Ekonomik İşbirliği ve Kalkınma Örgütü (OECD) dünyanın birçok ülkesinde 15 yaş grubundaki öğrencilerin matematik, fen bilimleri ve okuma becerilerini ölçen bir değerlendirme yapmaktadır. PISA anketinde ne yazık ki Türkiye bütün Orta ve Doğu Avrupa ülkelerinin gerisinde ve sırasıyla matematik, fen bilimleri ve okuma-anlamada(idrak) 41-42-43 gibi sıralamalarda. Böyle olmaz. Ülkenin ve çağın gereklerine uygun nitelikli insan gücü olmadan bu ekonomik açılımı yapamayız.

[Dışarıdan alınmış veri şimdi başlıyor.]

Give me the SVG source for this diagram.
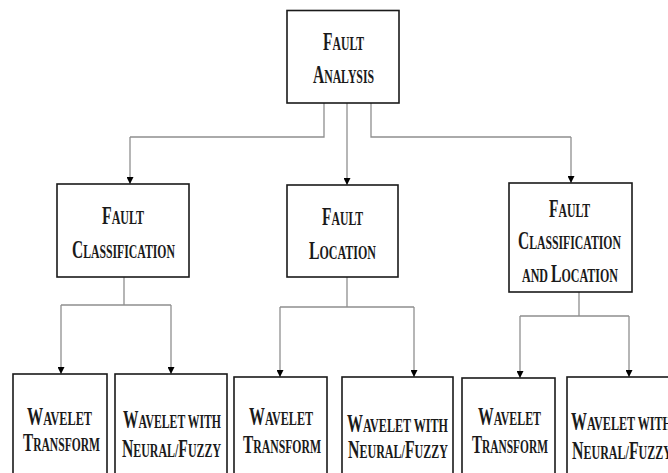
<svg xmlns="http://www.w3.org/2000/svg" width="668" height="473" viewBox="0 0 668 473">
<defs>
<marker id="ah" viewBox="0 0 10 10" refX="10" refY="5" markerWidth="10" markerHeight="7" markerUnits="userSpaceOnUse" orient="auto">
<path d="M0,0 L10,5 L0,10 z" fill="#000"/>
</marker>
</defs>
<style>
.box{fill:#fff;stroke:#1a1a1a;stroke-width:1.6}
.ln{fill:none;stroke:#8f8f8f;stroke-width:1.3}
.ar{fill:none;stroke:#8f8f8f;stroke-width:1.3;marker-end:url(#ah)}
text{font-family:"Liberation Serif","Times New Roman",serif;font-weight:bold;font-size:19px;fill:#1a1a1a}
.b{font-size:25px}
</style>
<rect width="668" height="473" fill="#fff"/>
<g id="connectors">
<path class="ln" d="M324,103 V137 H130"/>
<path class="ar" d="M130,137 V184"/>
<path class="ar" d="M347,103 V185"/>
<path class="ln" d="M371,103 V137 H571"/>
<path class="ar" d="M571,137 V183"/>
<path class="ln" d="M124,277 V305 M61,305 H171"/>
<path class="ar" d="M61,305 V374"/>
<path class="ar" d="M171,305 V374"/>
<path class="ln" d="M347,277 V307 M280,307 H414"/>
<path class="ar" d="M280,307 V377"/>
<path class="ar" d="M414,307 V377"/>
<path class="ln" d="M579,292 V316 M520,316 H629"/>
<path class="ar" d="M520,316 V378"/>
<path class="ar" d="M629,316 V377"/>
</g>
<g id="fault-analysis">
<rect class="box" x="287" y="10.5" width="112" height="92.5"/>
<text x="323" y="50" textLength="41" lengthAdjust="spacingAndGlyphs"><tspan class="b">F</tspan>AULT</text>
<text x="313" y="83" textLength="61" lengthAdjust="spacingAndGlyphs"><tspan class="b">A</tspan>NALYSIS</text>
</g>
<g id="fault-classification">
<rect class="box" x="57" y="184" width="132" height="93"/>
<text x="102" y="224" textLength="42" lengthAdjust="spacingAndGlyphs"><tspan class="b">F</tspan>AULT</text>
<text x="72" y="258" textLength="103" lengthAdjust="spacingAndGlyphs"><tspan class="b">C</tspan>LASSIFICATION</text>
</g>
<g id="fault-location">
<rect class="box" x="287" y="185" width="111" height="92"/>
<text x="322" y="225" textLength="41" lengthAdjust="spacingAndGlyphs"><tspan class="b">F</tspan>AULT</text>
<text x="309" y="259" textLength="67" lengthAdjust="spacingAndGlyphs"><tspan class="b">L</tspan>OCATION</text>
</g>
<g id="fault-classification-location">
<rect class="box" x="509" y="183" width="123" height="109"/>
<text x="549" y="217" textLength="41" lengthAdjust="spacingAndGlyphs"><tspan class="b">F</tspan>AULT</text>
<text x="518" y="249" textLength="103" lengthAdjust="spacingAndGlyphs"><tspan class="b">C</tspan>LASSIFICATION</text>
<text x="522" y="282" textLength="96" lengthAdjust="spacingAndGlyphs">AND <tspan class="b">L</tspan>OCATION</text>
</g>
<g id="wt-1">
<rect class="box" x="13" y="374" width="94" height="110"/>
<text x="27" y="425" textLength="65" lengthAdjust="spacingAndGlyphs"><tspan class="b">W</tspan>AVELET</text>
<text x="23" y="451" textLength="77" lengthAdjust="spacingAndGlyphs"><tspan class="b">T</tspan>RANSFORM</text>
</g>
<g id="wnf-1">
<rect class="box" x="115" y="374" width="112" height="110"/>
<text x="123" y="428" textLength="98" lengthAdjust="spacingAndGlyphs"><tspan class="b">W</tspan>AVELET WITH</text>
<text x="122" y="457" textLength="99" lengthAdjust="spacingAndGlyphs"><tspan class="b">N</tspan>EURAL/<tspan class="b">F</tspan>UZZY</text>
</g>
<g id="wt-2">
<rect class="box" x="234" y="377" width="93" height="110"/>
<text x="249" y="425" textLength="64" lengthAdjust="spacingAndGlyphs"><tspan class="b">W</tspan>AVELET</text>
<text x="243" y="453" textLength="78" lengthAdjust="spacingAndGlyphs"><tspan class="b">T</tspan>RANSFORM</text>
</g>
<g id="wnf-2">
<rect class="box" x="342" y="377" width="111" height="110"/>
<text x="347" y="432" textLength="101" lengthAdjust="spacingAndGlyphs"><tspan class="b">W</tspan>AVELET WITH</text>
<text x="348" y="458" textLength="100" lengthAdjust="spacingAndGlyphs"><tspan class="b">N</tspan>EURAL/<tspan class="b">F</tspan>UZZY</text>
</g>
<g id="wt-3">
<rect class="box" x="462" y="378" width="93" height="110"/>
<text x="478" y="425" textLength="63" lengthAdjust="spacingAndGlyphs"><tspan class="b">W</tspan>AVELET</text>
<text x="472" y="453" textLength="76" lengthAdjust="spacingAndGlyphs"><tspan class="b">T</tspan>RANSFORM</text>
</g>
<g id="wnf-3">
<rect class="box" x="567" y="377" width="112" height="110"/>
<text x="571" y="430" textLength="101" lengthAdjust="spacingAndGlyphs"><tspan class="b">W</tspan>AVELET WITH</text>
<text x="572" y="459" textLength="100" lengthAdjust="spacingAndGlyphs"><tspan class="b">N</tspan>EURAL/<tspan class="b">F</tspan>UZZY</text>
</g>
</svg>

Şu anda Türkiye’de AR-GE’ye ayrılan pay gayri safi milli hasılanın 0.8’i (binde sekiz). Biz %3 yapacağız. Bu çok önemli bir fark.

Küreselleşen dünyada Merkez Bankalarına biçilmiş görev bağımsız olmak, fiyat istikrarı sağlamak, kamu maliyesi konusunda eli sıkı olmak. Onun için enflasyon hedeflemesi yapar. Maliye politikalarında sıkıdır. Özerk bir yapıdadır. Ama bir de ‘dövizde istikrar sağlayacaksın’ dersen olmuyor çünkü onu sağladığı zaman enflasyon hedeflemesi olmuyor. Makro dengeleri yerine oturtturmak lazım. Kamuya ilişkin teşvik politikalarının başarısız olduğunu ve değişmesi gerektiğini düşünüyoruz. İnovatif kobilere özel teşvikler verilmesi gerektiğini düşünüyoruz.

Ucuz iş gücüyle rekabet olmuyor. Ucuz iş gücüne dayalı bir rekabet politikası yerine vasıflı, üretken, verimliliği yüksek bir iş gücüne dayalı, iktisatçıların ‘yüksek yol’ dediği farklı rekabet bakış açısına sahip olmalıyız.